The "Pinoy Explorer" journeyed to Paris with a singular mission: to find knights in shining armor—not the storybook saviors of damsels in distress, but the iron-clad warriors who once thundered across muddy fields, wielding swords, axes, and maces in the name of God, country, and conquest.


He found them at the Musée de l'Armée, Paris’ legendary Army Museum, where history is preserved not in ink and parchment, but in steel and scars.













Where War Meets Memory

The museum itself is a colossal chronicle of France’s martial past—from defeats at Alesia in 52 BC, to Agincourt in 1415, to Dien Bien Phu in 1954. Yet within its vaulted halls lies more than defeat; it holds the legacy of survival, strategy, and resilience.


It is also where Napoleon Bonaparte rests eternally—the general whose mere presence on the battlefield was said to add the strength of 40,000 men to his army. His story looms over the museum like a shadow of ambition and destiny.


But his heart was not drawn to cannons and tanks, nor even Napoleon’s stuffed horse.
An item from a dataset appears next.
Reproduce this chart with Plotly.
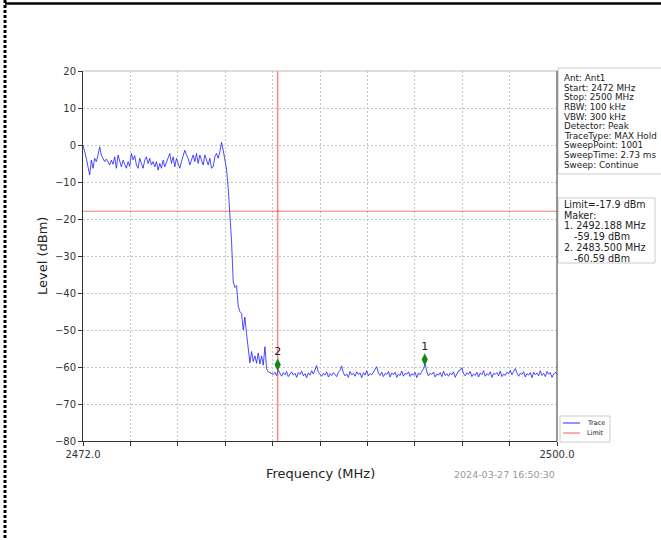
import numpy as np
import plotly.graph_objects as go

# ---------------- data ----------------
f_start, f_stop = 2472.0, 2500.0

level_flat = [
    0.0, -1.5, -3.6, -5.9, -8.1, -4.1, -6.3, -3.6, -4.5, -2.7,
    -0.5, -2.8, -3.6, -4.5, -3.8, -4.5, -5.4, -4.1, -5.2, -3.2,
    -6.3, -2.7, -4.1, -5.9, -4.1, -5.0, -6.3, -4.5, -5.8, -2.3,
    -4.0, -2.9, -5.4, -6.3, -3.6, -5.0, -6.3, -4.1, -3.2, -5.0,
    -3.6, -5.4, -4.5, -5.9, -4.5, -6.8, -5.0, -6.3, -4.1, -5.9,
    -4.5, -3.2, -2.3, -5.0, -3.2, -5.9, -3.6, -5.0, -6.3, -4.5,
    -3.2, -1.4, -2.7, -3.6, -5.4, -4.1, -2.7, -4.5, -2.3, -5.0,
    -2.7, -4.1, -5.4, -2.7, -4.1, -5.4, -3.6, -6.3, -5.9, -3.2,
    -2.3, -3.6, -1.8, 0.7, -1.4, -3.6,
]
level_drop = [
    -6.5, -11.5, -18.0, -26.0, -37.0, -38.5, -38.0, -43.5, -45.0, -45.5,
    -50.0, -46.5, -51.0, -55.0, -58.9, -55.8, -58.5, -57.0, -59.0, -56.2,
    -59.2, -57.0, -59.5, -54.5, -60.5, -61.3, -61.5,
]
level_floor = [
    -61.6, -62.0, -61.4, -62.3, -60.8, -61.8, -62.5, -61.5, -62.1, -61.2,
    -62.6, -61.9, -61.3, -62.2, -61.7, -62.8, -61.5, -62.0, -61.1, -62.4,
    -61.8, -62.9, -61.6, -62.2, -61.0, -61.9, -60.8, -59.6, -61.4, -62.0,
    -62.5, -61.7, -62.2, -61.3, -62.7, -61.8, -62.3, -61.5, -62.0, -62.6,
    -61.4, -60.9, -59.7, -61.6, -62.4, -61.9, -62.8, -61.2, -62.1, -61.7,
    -62.5, -61.3, -62.0, -61.6, -62.9, -61.5, -62.2, -61.0, -62.4, -61.8,
    -62.1, -61.3, -60.6, -59.9, -61.7, -62.3, -61.4, -62.6, -61.8, -62.0,
    -61.2, -62.7, -61.6, -62.1, -61.4, -62.8, -61.9, -62.3, -61.1, -62.5,
    -61.7, -62.0, -61.3, -62.6, -61.8, -62.2, -61.5, -62.9, -61.6, -62.1,
    -61.2, -60.5, -59.2, -61.3, -62.4, -61.7, -62.0, -61.4, -62.7, -61.9,
    -62.2, -61.5, -62.6, -61.1, -62.3, -61.8, -62.5, -61.6, -62.1, -61.3,
    -62.8, -61.7, -61.0, -60.9, -60.2, -61.8, -62.4, -61.5, -62.0, -61.2,
    -62.6, -61.9, -62.3, -61.4, -62.7, -61.6, -62.1, -61.0, -62.5, -61.8,
    -62.2, -61.3, -62.8, -61.7, -62.0, -61.5, -62.4, -61.1, -62.6, -61.9,
    -62.3, -61.4, -61.8, -60.9, -62.1, -61.2, -60.4, -61.6, -62.5, -61.7,
    -62.0, -61.3, -62.7, -61.8, -62.2, -61.5, -62.9, -61.4, -62.1, -61.6,
    -62.4, -61.0, -62.3, -61.7, -62.6, -61.2, -62.0, -61.5, -62.8, -61.9,
    -61.4, -62.0,
]
levels = level_flat + level_drop + level_floor
freqs = np.linspace(f_start, f_stop, len(levels))

limit_level = -17.9
marker_ids = ["1", "2"]
marker_freqs = [2492.188, 2483.5]
marker_levels = [-59.19, -60.59]

y_tickvals = [-80, -70, -60, -50, -40, -30, -20, -10, 0, 10, 20]
y_ticktext = ["\u221280", "\u221270", "\u221260", "\u221250", "\u221240",
              "\u221230", "\u221220", "\u221210", "0", "10", "20"]
x_tickvals = [2472.0, 2474.8, 2477.6, 2480.4, 2483.2, 2486.0,
              2488.8, 2491.6, 2494.4, 2497.2, 2500.0]
x_ticktext = ["2472.0", "", "", "", "", "", "", "", "", "", "2500.0"]

info_lines = ["Ant: Ant1", "Start: 2472 MHz", "Stop: 2500 MHz", "RBW: 100 kHz",
              "VBW: 300 kHz", "Detector: Peak", "TraceType: MAX Hold",
              "SweepPoint: 1001", "SweepTime: 2.73 ms", "Sweep: Continue"]
limit_lines = ["Limit=-17.9 dBm", "Maker:", "1. 2492.188 MHz", "-59.19 dBm",
               "2. 2483.500 MHz", "-60.59 dBm"]
limit_indent = [False, False, False, True, False, True]
legend_names = ["Trace", "Limit"]
trace_color = "rgba(30,30,255,0.8)"
limit_color = "rgba(255,0,0,0.55)"
timestamp = "2024-03-27 16:50:30"

# ---------------- layout geometry (pixels) ----------------
W, H = 661, 540
L, R, T, B = 83, 557, 71, 441
marker_offset = 1.2  # display offset of marker symbols above the reading


def px(x):
    return (x - L) / (R - L)


def py(y):
    return (B - y) / (B - T)


fig = go.Figure()
fig.add_trace(go.Scatter(x=freqs, y=levels, mode="lines", name=legend_names[0],
                         showlegend=False,
                         line=dict(color=trace_color, width=1)))
fig.add_trace(go.Scatter(x=[f_start, f_stop], y=[limit_level, limit_level],
                         mode="lines", name=legend_names[1], showlegend=False,
                         line=dict(color=limit_color, width=1)))
fig.add_trace(go.Scatter(x=[marker_freqs[1], marker_freqs[1]], y=[-80, 20],
                         mode="lines", showlegend=False, hoverinfo="skip",
                         line=dict(color="rgba(255,0,0,0.45)", width=1.6)))
fig.add_trace(go.Scatter(x=marker_freqs,
                         y=[v + marker_offset for v in marker_levels],
                         mode="markers+text", text=marker_ids,
                         textposition="top center", showlegend=False,
                         textfont=dict(size=11, color="#222"),
                         marker=dict(symbol="diamond-tall", size=9,
                                     color="#118811")))

axis_common = dict(ticks="outside", ticklen=4, tickwidth=1, tickcolor="#333",
                   showline=True, linecolor="#333", linewidth=1,
                   showgrid=True, gridcolor="#c4c4c4", gridwidth=0.8,
                   griddash="2px,2px", zeroline=False,
                   tickfont=dict(size=10, color="#333"))

shapes = [
    # top spine (light) and right spine
    dict(type="line", xref="paper", yref="paper", x0=0, x1=1, y0=1, y1=1,
         line=dict(color="#bbbbbb", width=1)),
    dict(type="line", xref="paper", yref="paper", x0=1, x1=1, y0=0, y1=1,
         line=dict(color="#333", width=1)),
    # info boxes
    dict(type="rect", xref="paper", yref="paper", x0=px(558), x1=px(700),
         y0=py(174), y1=py(68), line=dict(color="#cccccc", width=1),
         fillcolor="white", layer="below"),
    dict(type="rect", xref="paper", yref="paper", x0=px(558), x1=px(655),
         y0=py(263), y1=py(198), line=dict(color="#cccccc", width=1),
         fillcolor="white", layer="below"),
    # legend box and samples
    dict(type="rect", xref="paper", yref="paper", x0=px(560), x1=px(610),
         y0=py(442), y1=py(416), line=dict(color="#cccccc", width=1),
         fillcolor="white", layer="below"),
    dict(type="line", xref="paper", yref="paper", x0=px(563), x1=px(580),
         y0=py(423), y1=py(423), line=dict(color=trace_color, width=1.2)),
    dict(type="line", xref="paper", yref="paper", x0=px(563), x1=px(580),
         y0=py(433), y1=py(433), line=dict(color=limit_color, width=1.2)),
    # page frame lines
    dict(type="line", xref="paper", yref="paper", x0=px(5), x1=px(665),
         y0=py(3.5), y1=py(3.5), line=dict(color="black", width=2.4)),
    dict(type="line", xref="paper", yref="paper", x0=px(5), x1=px(5),
         y0=py(0), y1=py(545), line=dict(color="black", width=3,
                                         dash="3px,2px")),
]

annotations = []
for i, t in enumerate(info_lines):
    annotations.append(dict(xref="paper", yref="paper", x=px(562),
                            y=py(78 + 9.63 * i), text=t, showarrow=False,
                            xanchor="left", yanchor="middle",
                            font=dict(size=8.8, color="#222")))
for i, t in enumerate(limit_lines):
    annotations.append(dict(xref="paper", yref="paper",
                            x=px(572 if limit_indent[i] else 562),
                            y=py(204.5 + 10.7 * i), text=t, showarrow=False,
                            xanchor="left", yanchor="middle",
                            font=dict(size=9.6, color="#222")))
for i, t in enumerate(legend_names):
    annotations.append(dict(xref="paper", yref="paper", x=px(585),
                            y=py(423 + 10 * i), text=t, showarrow=False,
                            xanchor="left", yanchor="middle",
                            font=dict(size=6.5, color="#222")))
annotations += [
    dict(xref="paper", yref="paper", x=0.5, y=py(473), text="Frequency (MHz)",
         showarrow=False, xanchor="center", yanchor="middle",
         font=dict(size=13, color="#222")),
    dict(xref="paper", yref="paper", x=px(42), y=0.5, text="Level (dBm)",
         showarrow=False, xanchor="center", yanchor="middle", textangle=-90,
         font=dict(size=13, color="#222")),
    dict(xref="paper", yref="paper", x=1.0, y=py(474), text=timestamp,
         showarrow=False, xanchor="right", yanchor="middle",
         font=dict(size=9.5, color="#999")),
]

fig.update_layout(
    width=W, height=H,
    margin=dict(l=L, r=W - R, t=T, b=H - B, pad=0),
    paper_bgcolor="white", plot_bgcolor="white",
    font=dict(family="DejaVu Sans", color="#222"),
    xaxis=dict(range=[f_start, f_stop], tickvals=x_tickvals,
               ticktext=x_ticktext, **axis_common),
    yaxis=dict(range=[-80, 20], tickvals=y_tickvals, ticktext=y_ticktext,
               **axis_common),
    showlegend=False,
    shapes=shapes,
    annotations=annotations,
)

fig.write_html("out.html",
               config={"displayModeBar": False},
               post_script="document.body.style.margin='0';"
                           "document.body.style.overflow='hidden';")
Instead, he wandered into a realm forged by fire and blood—the medieval armory, home to over 2,500 artifacts of Europe’s most violent yet romanticized age.


Echoes of Iron and Valor

Here, he encountered the Great Helm, forged from steel to withstand the crushing blows of war. Dented and scarred, it bore silent testimony to a battlefield where its wearer once stood—perhaps cold, rain-soaked, and staring across the churned mud at enemies charging to meet him in brutal combat.
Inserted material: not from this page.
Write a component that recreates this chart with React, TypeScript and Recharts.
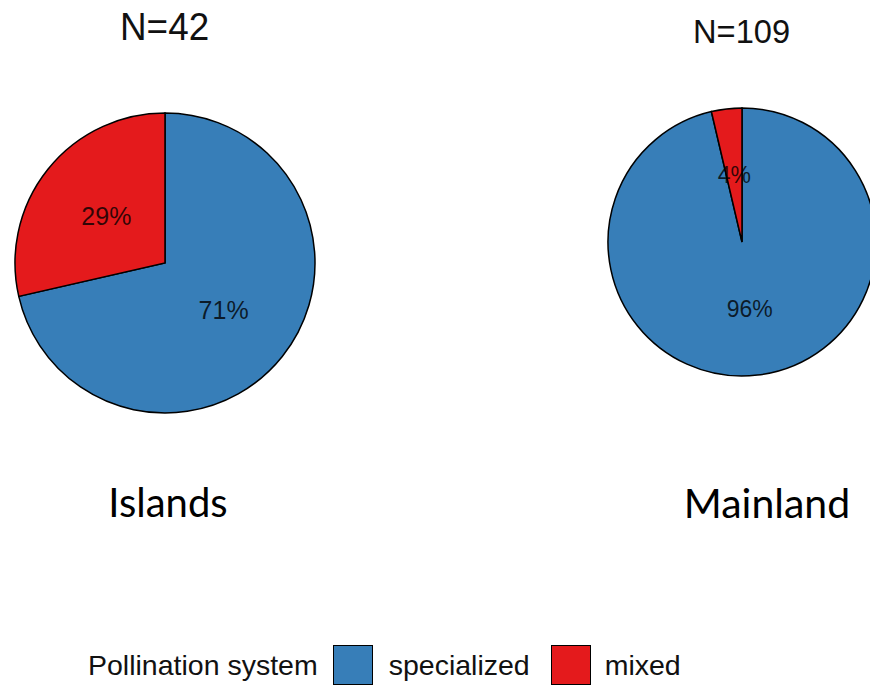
import { PieChart, Pie, Cell, Legend } from 'recharts';

// Pollination system counts per region
const categories = ['specialized', 'mixed'];
const colors = ['#377EB8', '#E41A1C'];
const islandCounts = [30, 12];
const mainlandCounts = [105, 4];
const islandTitle = 'N=42';
const mainlandTitle = 'N=109';

const islandData = categories.map((name, i) => ({ name, value: islandCounts[i] }));
const mainlandData = categories.map((name, i) => ({ name, value: mainlandCounts[i] }));

const RAD = Math.PI / 180;

// percent labels sit halfway out along each slice's middle angle
const makeLabel = (fontSize: number) => (props: any) => {
  const { cx, cy, midAngle, outerRadius, percent } = props;
  const r = outerRadius * 0.5;
  const x = cx + r * Math.cos(-midAngle * RAD);
  const y = cy + r * Math.sin(-midAngle * RAD);
  return (
    <text
      x={x}
      y={y}
      fill="#000"
      fillOpacity={0.78}
      textAnchor="middle"
      dominantBaseline="central"
      fontFamily="'Liberation Sans', Arial, sans-serif"
      fontSize={fontSize}
    >
      {`${Math.round(percent * 100)}%`}
    </text>
  );
};

const LegendContent = () => (
  <div style={{ display: 'flex', alignItems: 'center', height: 40, fontFamily: "'Liberation Sans', Arial, sans-serif", fontSize: 28.5, color: '#111', lineHeight: 1 }}>
    <span style={{ marginRight: 15 }}>Pollination system</span>
    <span style={{ width: 40, height: 40, background: colors[0], border: '1.5px solid #000', boxSizing: 'border-box', marginRight: 16 }} />
    <span style={{ marginRight: 21 }}>{categories[0]}</span>
    <span style={{ width: 40, height: 40, background: colors[1], border: '1.5px solid #000', boxSizing: 'border-box', marginRight: 14 }} />
    <span>{categories[1]}</span>
  </div>
);

export default function App() {
  const titleStyle: React.CSSProperties = {
    position: 'absolute',
    fontFamily: "'Liberation Sans', Arial, sans-serif",
    color: '#111',
    whiteSpace: 'nowrap',
    lineHeight: 1,
  };
  const regionStyle: React.CSSProperties = {
    position: 'absolute',
    fontFamily: 'Lato, sans-serif',
    fontSize: 40,
    color: '#000',
    transform: 'translateX(-50%)',
    whiteSpace: 'nowrap',
    lineHeight: 1,
  };
  return (
    <div style={{ position: 'fixed', left: 0, top: 0, width: 870, height: 690, background: '#fff', overflow: 'hidden' }}>
      <PieChart width={870} height={690} margin={{ top: 0, right: 0, bottom: 0, left: 0 }}>
        <Pie
          data={islandData}
          dataKey="value"
          nameKey="name"
          cx={165}
          cy={263}
          outerRadius={150}
          startAngle={90}
          endAngle={-270}
          stroke="#000"
          strokeWidth={1.5}
          label={makeLabel(25)}
          labelLine={false}
          isAnimationActive={false}
        >
          {islandData.map((d, i) => (
            <Cell key={d.name} fill={colors[i]} />
          ))}
        </Pie>
        <Pie
          data={mainlandData}
          dataKey="value"
          nameKey="name"
          cx={742}
          cy={242}
          outerRadius={134}
          startAngle={90}
          endAngle={-270}
          stroke="#000"
          strokeWidth={1.5}
          label={makeLabel(23)}
          labelLine={false}
          isAnimationActive={false}
        >
          {mainlandData.map((d, i) => (
            <Cell key={d.name} fill={colors[i]} />
          ))}
        </Pie>
        <Legend
          content={LegendContent}
          layout="horizontal"
          verticalAlign="bottom"
          wrapperStyle={{ position: 'absolute', left: 88, top: 645, width: 720, height: 40 }}
        />
      </PieChart>
      <div style={{ ...titleStyle, left: 120, top: 8, fontSize: 38, transform: 'scaleX(0.97)', transformOrigin: 'left' }}>{islandTitle}</div>
      <div style={{ ...titleStyle, left: 693, top: 14, fontSize: 34, transform: 'scaleX(0.96)', transformOrigin: 'left' }}>{mainlandTitle}</div>
      <div style={{ ...regionStyle, left: 168, top: 482 }}>Islands</div>
      <div style={{ ...regionStyle, left: 767, top: 482, fontSize: 41 }}>Mainland</div>
    </div>
  );
}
“This is no replica, no stage prop,” he reflected.

“Each dent is history, each scar a survival.”


Among the gleaming rows stood breastplates polished to perfection, gorgets that once protected the throats of kings, barded armor crafted for horses, and exotic curiosities—like flanged maces with hidden pistols built into the hilt, inventions centuries ahead of their time, foreshadowing the mechanized warfare that would one day render knights obsolete.


The End of the Age of Knights

As he moved deeper into the museum, he found himself in a hall dedicated to jousting helmets—towering, faceless masks that transformed men into human machines of war. Yet for all their imposing grandeur, the illusion faltered.
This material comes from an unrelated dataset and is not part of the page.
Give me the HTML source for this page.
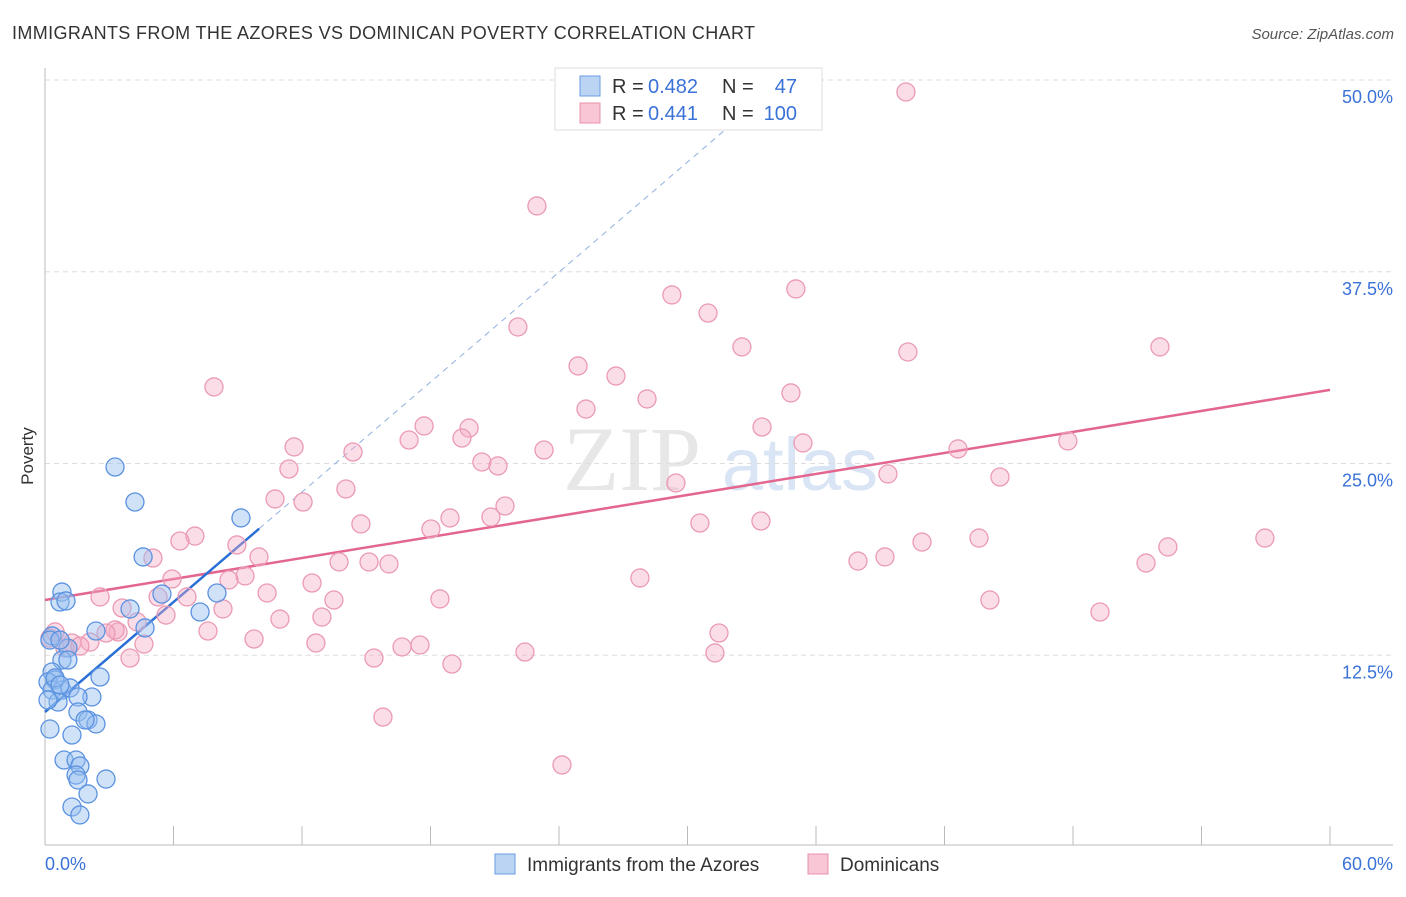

Because behind each visor, beneath each suit of armor, there was always a man.


A man who felt fear before battle.

A man who swung a sword not as a fantasy hero, but as a survivor in the bloodiest way possible—up close, with hacking steel, amidst screams, mud, and fire.


It was this realization that struck him most deeply: that Knights in Shining Armor were not legends, but living men—warriors who bore steel for those who could not.


History’s Gift to the Present

For two days, he immersed himself in this gallery of iron and memory. Each artifact was a portal to another time, where ideals of honor, loyalty, and courage were tested under the weight of armor and the shadow of death.


And though the age of knights has ended—vanquished by muskets and machineguns—their legacy remains. Not as fairy-tale figures, but as reminders of humanity’s unending struggle to balance war with honor, strength with sacrifice.


A Filipino’s Reflection in Paris

From the heart of Europe, The Pinoy Explorer offers this story not just as a travelogue, but as a call to appreciate history—not the sanitized myths, but the raw truths hidden behind artifacts, scars, and steel.


Because to understand the knights of yesterday is to understand our own battles today: the causes we fight for, the values we protect, and the courage it takes to stand, armored or not, against the storms of life.


In Paris, the Pino Explorer did not just find knights in shining armor.

He found the men who once wore them—and the timeless spirit they carried.